Without children, Epstein and Maxwell maintained absolute, unencumbered freedom. No domestic schedule interrupted the flow of recruitment and exploitation. No family obligations conflicted with the comings and goings on the “Lolita Express,” the extended stays on remote islands, or the discreet hosting of powerful guests. Their estates remained fortresses of seclusion—gated, staffed, private—where oversight was minimal and questions never arose from within. The childless existence eliminated natural points of exposure: no relatives visiting unannounced, no school buses approaching the gate, no holiday gatherings demanding explanations for unusual houseguests.

Ghislaine Maxwell, convicted in 2021 for sex trafficking and sentenced to 20 years, allegedly played a pivotal role in grooming and procuring vulnerable girls, presenting the lifestyle as glamorous opportunity. Epstein’s fortune supplied the infrastructure—jets for transport, properties for concealment, payoffs and NDAs for silence. The void they cultivated was not emptiness born of sorrow; it was engineered space—ruthlessly hollowed out, deliberately maintained—where accountability could find no purchase. In the absence of familial ties, secrets could flourish undisturbed, operations could run without friction, and the predatory network could expand among the elite under the guise of sophistication and freedom.

What kind of cold calculation turns the absence of family into the perfect shield for unimaginable crimes? It is the calculation of total detachment: stripping away the ordinary human connections that ground most lives and expose their inconsistencies.
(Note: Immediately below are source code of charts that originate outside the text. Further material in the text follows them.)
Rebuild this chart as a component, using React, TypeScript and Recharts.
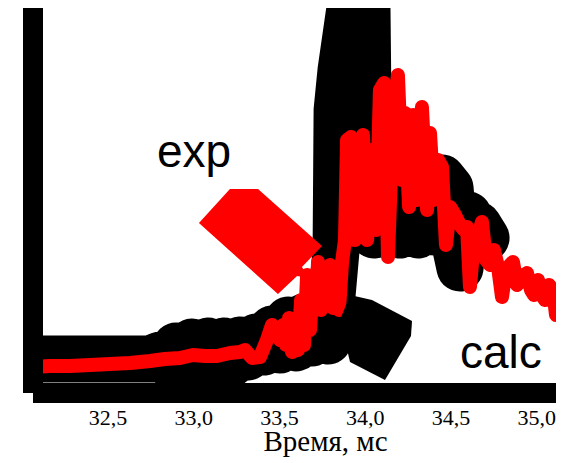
import { LineChart, Line, XAxis, YAxis, ReferenceArea, ReferenceDot, Label } from 'recharts'

// время, мс
const expTime = [
  32.062, 32.161, 32.278, 32.395, 32.511, 32.628, 32.745, 32.832, 32.92, 32.995,
  33.065, 33.135, 33.211, 33.27, 33.299, 33.34, 33.386, 33.427, 33.456, 33.48,
  33.503, 33.521, 33.538, 33.556, 33.573, 33.591, 33.608, 33.626, 33.643, 33.661,
  33.678, 33.696, 33.713, 33.725, 33.742, 33.759, 33.777, 33.795, 33.812, 33.83,
  33.847, 33.865, 33.882, 33.894, 33.917, 33.941,
  33.964, 33.987, 34.011, 34.04, 34.063, 34.086, 34.11, 34.133, 34.162, 34.191,
  34.215, 34.232, 34.256, 34.279, 34.302, 34.331, 34.361, 34.378, 34.401, 34.425,
  34.448, 34.471, 34.495, 34.524, 34.553, 34.576, 34.594, 34.611, 34.635, 34.658,
  34.681, 34.705, 34.728, 34.751, 34.775, 34.798, 34.821, 34.845, 34.862, 34.886,
  34.909, 34.926, 34.944, 34.967, 34.985, 35.008, 35.031, 35.049, 35.072, 35.096,
  35.113, 35.137,
]
const expValue = [
  26, 27, 27, 28, 29, 30, 32, 34, 35, 38,
  37, 37, 40, 41, 43, 35, 36, 53, 68, 63,
  53, 68, 48, 75, 41, 71, 43, 93, 48, 118,
  63, 113, 93, 131, 83, 125, 93, 128, 85, 123,
  83, 131, 153, 253, 256, 153,
  243, 258, 153, 243, 163, 303, 310, 136, 273, 318,
  213, 280, 186, 278, 193, 286, 183, 260, 193, 233,
  226, 148, 186, 178, 168, 163, 166, 106, 153, 158,
  171, 133, 128, 143, 126, 96, 123, 128, 131, 108,
  113, 118, 120, 103, 98, 113, 98, 93, 108, 103,
  78, 83,
]

const calcTime = [
  32.062, 32.395, 32.745, 32.803, 32.85, 32.896, 32.943, 32.99, 33.036, 33.083,
  33.13, 33.176, 33.223, 33.27, 33.316, 33.363, 33.41, 33.456, 33.503, 33.55,
  33.596, 33.643, 33.69, 33.736, 33.783, 33.83, 33.836, 33.859, 33.911, 33.923,
  34.005, 34.016, 34.022, 34.051, 34.116, 34.156, 34.203, 34.261, 34.308, 34.355,
  34.401, 34.448, 34.495, 34.524, 34.553, 34.576, 34.6, 34.623, 34.658, 34.705,
]
const calcValue = [
  34, 34, 34, 38, 30, 47, 30, 51, 30, 52,
  30, 52, 30, 53, 36, 56, 41, 64, 43, 73,
  45, 76, 50, 78, 52, 143, 283, 323, 385, 473,
  473, 293, 193, 158, 163, 193, 158, 208, 158, 218,
  161, 215, 205, 148, 125, 153, 178, 158, 168, 155,
]

const timeTicks = [32.5, 33.0, 33.5, 34.0, 34.5, 35.0]

const expData = expTime.map((t, i) => ({ t, v: expValue[i] }))
const calcData = calcTime.map((t, i) => ({ t, v: calcValue[i] }))

// выноски: рамка в единицах данных + вершины в долях рамки
const expCallout = { x1: 33.03, x2: 33.748, y1: 99, y2: 204 }
const expCalloutShape = [
  [0.252, 0], [0.48, 0], [1, 0.543], [0.837, 0.743], [0.894, 0.848],
  [0.797, 0.829], [0.642, 1], [0, 0.324],
]
const calcCallout = { x1: 33.853, x2: 34.273, y1: 13, y2: 98 }
const calcCalloutShape = [
  [0.139, 0], [0.444, 0.059], [1, 0.306], [0.986, 0.482], [0.625, 1],
  [0.139, 0.788], [0, 0.294],
]

const serif = '"Liberation Serif", "Times New Roman", serif'
const sans = '"Liberation Sans", Arial, sans-serif'

function callout(points: number[][], fill: string) {
  return (props: any) => {
    const { x, y, width, height } = props
    const d = points.map(([fx, fy]) => `${x + fx * width},${y + fy * height}`).join(' ')
    return <polygon points={d} fill={fill} />
  }
}

function word(text: string) {
  return (props: any) => (
    <text x={props.cx} y={props.cy} fontFamily={sans} fontSize={46} fill="#000">
      {text}
    </text>
  )
}

function TimeTick(props: any) {
  const { x, y, payload } = props
  return (
    <text x={x} y={y + 15} textAnchor="middle" fontFamily={serif} fontSize={22} fill="#000">
      {Number(payload.value).toFixed(1).replace('.', ',')}
    </text>
  )
}

export default function App() {
  return (
    <div style={{ width: 561, height: 455 }}>
      <LineChart width={561} height={455} margin={{ top: 0, right: 13, bottom: 10, left: 10 }}>
        <XAxis
          type="number"
          dataKey="t"
          domain={[32.062, 35.113]}
          allowDataOverflow
          ticks={timeTicks}
          interval={0}
          axisLine={{ stroke: '#000', strokeWidth: 20 }}
          tickLine={false}
          tickMargin={11}
          height={60}
          tick={<TimeTick />}
        >
          <Label
            value="Время, мс"
            position="insideBottom"
            offset={2}
            dx={31}
            style={{ fill: '#000', fontSize: 29, fontFamily: serif }}
          />
        </XAxis>
        <YAxis
          type="number"
          domain={[0, 385]}
          allowDataOverflow
          width={15}
          tick={false}
          tickLine={false}
          axisLine={{ stroke: '#000', strokeWidth: 20 }}
        />
        <Line
          data={calcData}
          dataKey="v"
          type="linear"
          stroke="#000"
          strokeWidth={47}
          strokeLinejoin="round"
          strokeLinecap="round"
          dot={false}
          isAnimationActive={false}
        />
        <ReferenceArea {...calcCallout} zIndex={1000} shape={callout(calcCalloutShape, '#000')} />
        <Line
          data={expData}
          dataKey="v"
          type="linear"
          stroke="#ff0000"
          strokeWidth={14}
          strokeLinejoin="round"
          strokeLinecap="round"
          dot={false}
          isAnimationActive={false}
        />
        <ReferenceArea {...expCallout} zIndex={1000} shape={callout(expCalloutShape, '#ff0000')} />
        <ReferenceDot x={32.785} y={226} r={0} zIndex={1000} shape={word('exp')} />
        <ReferenceDot x={34.553} y={25} r={0} zIndex={1000} shape={word('calc')} />
      </LineChart>
    </div>
  )
}
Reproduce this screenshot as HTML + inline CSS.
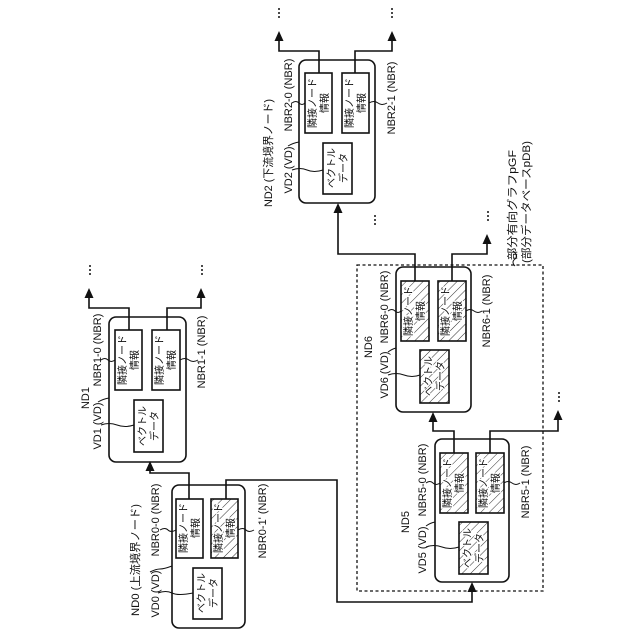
<!DOCTYPE html>
<html><head><meta charset="utf-8"><style>
html,body{margin:0;padding:0;background:#fff;}
svg{display:block;}
text{font-family:"Liberation Sans","Noto Sans CJK JP",sans-serif;fill:#111;}
.l{font-size:11px;}
.b{font-size:10px;}
.h{paint-order:stroke;stroke:#fff;stroke-width:2.5px;}
</style></head><body>
<svg width="640" height="640" viewBox="0 0 640 640" xmlns="http://www.w3.org/2000/svg">
<defs>
<pattern id="hat" patternUnits="userSpaceOnUse" width="6" height="6" patternTransform="rotate(45)">
<line x1="0" y1="0" x2="0" y2="6" stroke="#333" stroke-width="1"/>
</pattern>
</defs>
<g fill="none" stroke="#111" stroke-width="1.6">
<rect x="357" y="265" width="186" height="326" stroke-dasharray="3,2.5" stroke-width="1.3"/>
<rect x="172" y="485" width="73" height="143" rx="7"/>
<rect x="109" y="317" width="77" height="145" rx="7"/>
<rect x="299" y="60" width="76" height="143" rx="7"/>
<rect x="396" y="267" width="75" height="145" rx="7"/>
<rect x="435" y="439" width="74" height="143" rx="7"/>
</g>
<g stroke="#111" stroke-width="1.6">
<rect x="176" y="499" width="27" height="59" fill="#fff"/>
<rect x="211" y="499" width="27" height="59" fill="url(#hat)"/>
<rect x="193" y="568" width="29" height="51" fill="#fff"/>
<rect x="115" y="330" width="27" height="60" fill="#fff"/>
<rect x="152" y="330" width="28" height="60" fill="#fff"/>
<rect x="134" y="400" width="29" height="52" fill="#fff"/>
<rect x="305" y="73" width="27" height="60" fill="#fff"/>
<rect x="342" y="73" width="27" height="60" fill="#fff"/>
<rect x="323" y="143" width="29" height="51" fill="#fff"/>
<rect x="401" y="281" width="28" height="60" fill="url(#hat)"/>
<rect x="438" y="281" width="28" height="60" fill="url(#hat)"/>
<rect x="420" y="350" width="29" height="53" fill="url(#hat)"/>
<rect x="440" y="453" width="28" height="60" fill="url(#hat)"/>
<rect x="476" y="453" width="28" height="60" fill="url(#hat)"/>
<rect x="459" y="522" width="29" height="52" fill="url(#hat)"/>
</g>
<g fill="none" stroke="#111" stroke-width="1.6">
<polyline points="189,499 189,473 150,473 150,466"/>
<polyline points="226,499 226,480 337,480 337,602 472,602 472,588"/>
<polyline points="129,330 129,308 89,308 89,294"/>
<polyline points="167,330 167,308 201,308 201,294"/>
<polyline points="319,73 319,51 279,51 279,37"/>
<polyline points="355,73 355,51 392,51 392,37"/>
<polyline points="415,281 415,254 338,254 338,208"/>
<polyline points="452,281 452,254 487,254 487,240"/>
<polyline points="454,453 454,431 433,431 433,417"/>
<polyline points="490,453 490,431 558,431 558,416"/>
</g>
<g fill="#111">
<polygon points="150,461 145.5,471 154.5,471"/>
<polygon points="472,582 467.5,592 476.5,592"/>
<polygon points="89,288 84.5,298 93.5,298"/>
<polygon points="201,288 196.5,298 205.5,298"/>
<polygon points="279,31 274.5,41 283.5,41"/>
<polygon points="392,31 387.5,41 396.5,41"/>
<polygon points="338,203 333.5,213 342.5,213"/>
<polygon points="487,234 482.5,244 491.5,244"/>
<polygon points="433,412 428.5,422 437.5,422"/>
<polygon points="558,410 553.5,420 562.5,420"/>
<circle cx="90" cy="266" r="1"/><circle cx="90" cy="270" r="1"/><circle cx="90" cy="274" r="1"/>
<circle cx="202" cy="266" r="1"/><circle cx="202" cy="270" r="1"/><circle cx="202" cy="274" r="1"/>
<circle cx="279" cy="9" r="1"/><circle cx="279" cy="13" r="1"/><circle cx="279" cy="17" r="1"/>
<circle cx="392" cy="9" r="1"/><circle cx="392" cy="13" r="1"/><circle cx="392" cy="17" r="1"/>
<circle cx="375" cy="216" r="1"/><circle cx="375" cy="220" r="1"/><circle cx="375" cy="224" r="1"/>
<circle cx="488" cy="212" r="1"/><circle cx="488" cy="216" r="1"/><circle cx="488" cy="220" r="1"/>
<circle cx="559" cy="393" r="1"/><circle cx="559" cy="397" r="1"/><circle cx="559" cy="401" r="1"/>
</g>
<g fill="none" stroke="#111" stroke-width="1">
<path d="M158,593 q8,-3 14,0 t21,0"/>
<path d="M150,572 q6,-3 10,-3 t12,-3"/>
<path d="M160,530 q5,-3 8,0 t8,0"/>
<path d="M238,530 q5,-3 8,0 t8,0"/>
<path d="M101,425 q8,-3 16,0 t17,0"/>
<path d="M98,402 q5,-3 11,-4"/>
<path d="M101,360 q4,-3 7,0 t7,0"/>
<path d="M180,360 q5,-3 9,0 t9,0"/>
<path d="M292,170 q8,-3 15,0 t16,0"/>
<path d="M288,146 q5,-3 11,-4"/>
<path d="M292,103 q4,-3 7,0 t6,0"/>
<path d="M369,103 q5,-3 9,0 t9,0"/>
<path d="M388,375 q8,-3 16,0 t16,0"/>
<path d="M388,352 q4,-3 8,-4"/>
<path d="M388,311 q4,-3 7,0 t6,0"/>
<path d="M466,311 q4,-3 8,0 t8,0"/>
<path d="M426,547 q8,-3 16,0 t17,0"/>
<path d="M426,526 q4,-3 9,-4"/>
<path d="M426,483 q4,-3 7,0 t7,0"/>
<path d="M504,483 q4,-3 8,0 t8,0"/>
<path d="M515,266 q-4,-4 0,-7 t-2,-8"/>
</g>
<g class="l" text-anchor="middle">
<text x="139" y="560" transform="rotate(-90 139 560)" textLength="112" lengthAdjust="spacingAndGlyphs">ND0 (上流境界ノード)</text>
<text x="159" y="594" transform="rotate(-90 159 594)">VD0 (VD)</text>
<text x="159" y="520" transform="rotate(-90 159 520)">NBR0-0 (NBR)</text>
<text x="266" y="521" transform="rotate(-90 266 521)">NBR0-1' (NBR)</text>
<text x="89" y="398" transform="rotate(-90 89 398)">ND1</text>
<text x="101" y="426" transform="rotate(-90 101 426)">VD1 (VD)</text>
<text x="101" y="350" transform="rotate(-90 101 350)">NBR1-0 (NBR)</text>
<text x="205" y="352" transform="rotate(-90 205 352)">NBR1-1 (NBR)</text>
<text x="272" y="153" transform="rotate(-90 272 153)" textLength="108" lengthAdjust="spacingAndGlyphs">ND2 (下流境界ノード)</text>
<text x="292" y="170" transform="rotate(-90 292 170)">VD2 (VD)</text>
<text x="292" y="95" transform="rotate(-90 292 95)">NBR2-0 (NBR)</text>
<text x="395" y="98" transform="rotate(-90 395 98)">NBR2-1 (NBR)</text>
<text x="372" y="347" transform="rotate(-90 372 347)">ND6</text>
<text x="388" y="375" transform="rotate(-90 388 375)">VD6 (VD)</text>
<text x="388" y="307" transform="rotate(-90 388 307)">NBR6-0 (NBR)</text>
<text x="490" y="311" transform="rotate(-90 490 311)">NBR6-1 (NBR)</text>
<text x="409" y="522" transform="rotate(-90 409 522)">ND5</text>
<text x="426" y="550" transform="rotate(-90 426 550)">VD5 (VD)</text>
<text x="426" y="480" transform="rotate(-90 426 480)">NBR5-0 (NBR)</text>
<text x="529" y="482" transform="rotate(-90 529 482)">NBR5-1 (NBR)</text>
<text x="516" y="205" transform="rotate(-90 516 205)" textLength="110" lengthAdjust="spacingAndGlyphs">部分有向グラフpGF</text>
<text x="530" y="202" transform="rotate(-90 530 202)" textLength="122" lengthAdjust="spacingAndGlyphs">(部分データベースpDB)</text>
</g>
<g class="b" text-anchor="middle">
<text x="187" y="528" transform="rotate(-90 187 528)">隣接ノード</text><text x="199" y="528" transform="rotate(-90 199 528)">情報</text>
<text x="222" y="528" class="h" transform="rotate(-90 222 528)">隣接ノード</text><text x="234" y="528" class="h" transform="rotate(-90 234 528)">情報</text>
<text x="205" y="593" transform="rotate(-90 205 593)">ベクトル</text><text x="217" y="593" transform="rotate(-90 217 593)">データ</text>
<text x="126" y="360" transform="rotate(-90 126 360)">隣接ノード</text><text x="138" y="360" transform="rotate(-90 138 360)">情報</text>
<text x="163" y="360" transform="rotate(-90 163 360)">隣接ノード</text><text x="175" y="360" transform="rotate(-90 175 360)">情報</text>
<text x="146" y="426" transform="rotate(-90 146 426)">ベクトル</text><text x="158" y="426" transform="rotate(-90 158 426)">データ</text>
<text x="316" y="103" transform="rotate(-90 316 103)">隣接ノード</text><text x="328" y="103" transform="rotate(-90 328 103)">情報</text>
<text x="353" y="103" transform="rotate(-90 353 103)">隣接ノード</text><text x="365" y="103" transform="rotate(-90 365 103)">情報</text>
<text x="335" y="168" transform="rotate(-90 335 168)">ベクトル</text><text x="347" y="168" transform="rotate(-90 347 168)">データ</text>
<text x="412" y="311" class="h" transform="rotate(-90 412 311)">隣接ノード</text><text x="424" y="311" class="h" transform="rotate(-90 424 311)">情報</text>
<text x="449" y="311" class="h" transform="rotate(-90 449 311)">隣接ノード</text><text x="461" y="311" class="h" transform="rotate(-90 461 311)">情報</text>
<text x="432" y="376" class="h" transform="rotate(-90 432 376)">ベクトル</text><text x="444" y="376" class="h" transform="rotate(-90 444 376)">データ</text>
<text x="451" y="483" class="h" transform="rotate(-90 451 483)">隣接ノード</text><text x="463" y="483" class="h" transform="rotate(-90 463 483)">情報</text>
<text x="487" y="483" class="h" transform="rotate(-90 487 483)">隣接ノード</text><text x="499" y="483" class="h" transform="rotate(-90 499 483)">情報</text>
<text x="471" y="548" class="h" transform="rotate(-90 471 548)">ベクトル</text><text x="483" y="548" class="h" transform="rotate(-90 483 548)">データ</text>
</g>
</svg>
</body></html>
Where others built legacies of love and continuity, Epstein and Maxwell built an empire of exploitation on the foundation of deliberate absence. The very thing society often pities as tragedy became, in their hands, a weapon of unparalleled control.

Epstein’s 2019 death in custody and Maxwell’s imprisonment have not warmed that void; they have only made its purpose starkly visible. The chill endures: sometimes the most effective armor is not wealth, walls, or influence, but the ruthless refusal to let ordinary ties—especially the tender, demanding ones of parenthood—take root.